The term “CLO” can conjure up dark memories of the Great Financial Crisis, when another financial acronym wreaked havoc on America’s economy.
The CRE CLO, or commercial real estate collateralized loan obligation, is a successor — not a typo — of the CDO. It’s supposed to be a new and improved debt tool, and one that differs from another real estate acronym, CMBS.
The Real Deal’s Deconstruct podcast sat down with Stewart McQueen, an attorney and CLO expert at Dechert, to break down the CLO and explain its importance in the real estate world, especially the multifamily sector.
First, what is a CLO? A collateralized loan obligation is a debt instrument that allows lenders to get financing for commercial real estate loans.
“It’s effectively a leverage tool for, primarily, non-bank lenders,” McQueen said. Those non-bank lenders include firms like Arbor Realty Trust, LoanCore Capital, Rialto Capital, and Ares Management.
The lender sells CLO bonds to investors, who are then paid back as the borrower pays off the debt. From the surface, they share some similarities with CMBS, or even a CDO. But there are some key differences, including the kind of assets they support.
CLOs are typically designed for transitional properties, those that might need some work, McQueen said. CMBS loans, on the other hand, typically back more stable properties.
Meanwhile, CDOs were typically made from “subordinate assets,” McQueen added, as banks looked to soften risk by pooling huge piles of risky assets.
But, there’s also a big difference between how lenders use these tools.
“The folks who originate the loans that go into CMBS deals are looking to get the exposures off their balance sheet. They use the CMBS vehicle to do that,” McQueen said. “CRE CLOs, on the other hand, are primarily used by bridge lenders who are looking to, for lack of a better phrase, finance their balance sheet, finance their assets.”
The CLO has been around for more than a decade, and really started to gain ground in 2018. But CLO issuance boomed in 2021, when a new crop of multifamily investors, many of them syndicators who lacked access to institutional money, realized the debt tool was perfect for them.
Lenders issued $30 billion of CRE CLO debt in 2021, and $24 billion of that debt went to multifamily investors.
There’s also a difference in the relationship between a CLO lender and borrower, a difference that’s driven largely by the transitional nature of the attached properties.
“They’re assets where the borrowers and the managers and the CLO are in constant communication, constant dialogue, in order to make sure that the loan remains performing,” McQueen said. It can also make them more willing to grant loan modifications.
Today, many of those multifamily properties are in trouble, thanks to rising rates on their floating rate debt and issues getting the transition to the finish line. But the increase in troubled debt highlights an important difference between CLOs and CDOs.
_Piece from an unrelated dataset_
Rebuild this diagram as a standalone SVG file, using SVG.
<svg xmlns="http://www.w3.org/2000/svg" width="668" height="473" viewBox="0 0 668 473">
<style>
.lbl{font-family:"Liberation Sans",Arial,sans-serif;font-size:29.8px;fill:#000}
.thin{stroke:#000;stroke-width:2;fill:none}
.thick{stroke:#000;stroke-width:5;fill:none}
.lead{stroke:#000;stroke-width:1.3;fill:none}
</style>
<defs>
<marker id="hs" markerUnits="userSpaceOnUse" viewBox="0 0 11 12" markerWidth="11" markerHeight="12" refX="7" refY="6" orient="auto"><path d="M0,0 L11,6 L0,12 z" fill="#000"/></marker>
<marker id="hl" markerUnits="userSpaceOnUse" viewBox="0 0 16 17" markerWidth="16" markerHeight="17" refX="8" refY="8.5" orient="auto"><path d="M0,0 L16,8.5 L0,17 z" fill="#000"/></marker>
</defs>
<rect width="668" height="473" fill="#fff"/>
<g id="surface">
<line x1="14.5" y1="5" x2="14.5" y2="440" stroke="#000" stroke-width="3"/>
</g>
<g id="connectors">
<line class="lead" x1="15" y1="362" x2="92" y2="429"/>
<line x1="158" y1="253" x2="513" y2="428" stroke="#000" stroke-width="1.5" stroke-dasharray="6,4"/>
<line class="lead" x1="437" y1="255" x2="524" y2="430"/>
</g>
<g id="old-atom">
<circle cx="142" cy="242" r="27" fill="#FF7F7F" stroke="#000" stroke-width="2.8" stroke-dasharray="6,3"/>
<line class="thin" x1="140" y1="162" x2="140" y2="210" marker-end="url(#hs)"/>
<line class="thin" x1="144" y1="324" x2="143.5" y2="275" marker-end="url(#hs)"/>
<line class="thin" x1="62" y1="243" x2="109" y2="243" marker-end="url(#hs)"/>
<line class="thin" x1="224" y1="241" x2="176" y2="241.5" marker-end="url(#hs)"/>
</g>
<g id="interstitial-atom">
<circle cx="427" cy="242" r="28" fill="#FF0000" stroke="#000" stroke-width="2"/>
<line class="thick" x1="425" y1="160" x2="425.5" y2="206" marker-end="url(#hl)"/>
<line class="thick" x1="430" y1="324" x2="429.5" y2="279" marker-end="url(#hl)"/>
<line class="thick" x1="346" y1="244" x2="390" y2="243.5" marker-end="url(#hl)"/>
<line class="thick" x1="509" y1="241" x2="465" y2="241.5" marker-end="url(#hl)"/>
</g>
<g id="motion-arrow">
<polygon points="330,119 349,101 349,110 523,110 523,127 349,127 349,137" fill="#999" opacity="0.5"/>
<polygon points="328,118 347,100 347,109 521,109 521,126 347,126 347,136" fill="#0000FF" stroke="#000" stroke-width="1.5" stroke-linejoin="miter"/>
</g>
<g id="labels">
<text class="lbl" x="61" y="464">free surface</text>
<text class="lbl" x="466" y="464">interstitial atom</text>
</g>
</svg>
CLOs are typically structured so the lender becomes a junior partner in the investment. If the assets that back the debt get in trouble, they are the last to get paid. The structure incentivizes lenders to ensure the investments run smoothly and that investors get paid.
Unfortunately, many CLO-backed multifamily properties are not on smooth ground today, and borrowers are facing foreclosure across their portfolios. One major syndicator, GVA, has defaulted on $600 million in debt.
Still, there are ways for lenders to protect investors in such situations. CLO lenders can replace troubled debt in their CLO pool if it’s in default or at imminent risk of default. They do this by buying out the debt in favor of investors.
So far, most of these CLO lenders have been able to adequately stave off trouble stemming from defaults. Others have been less successful. One GVA lender, Ready Capital, paused interest payments to some investors following the defaults.
With a multi-billion dollar wall of CLO maturities due to hit this year, some lenders and junior CLO investors could be at risk.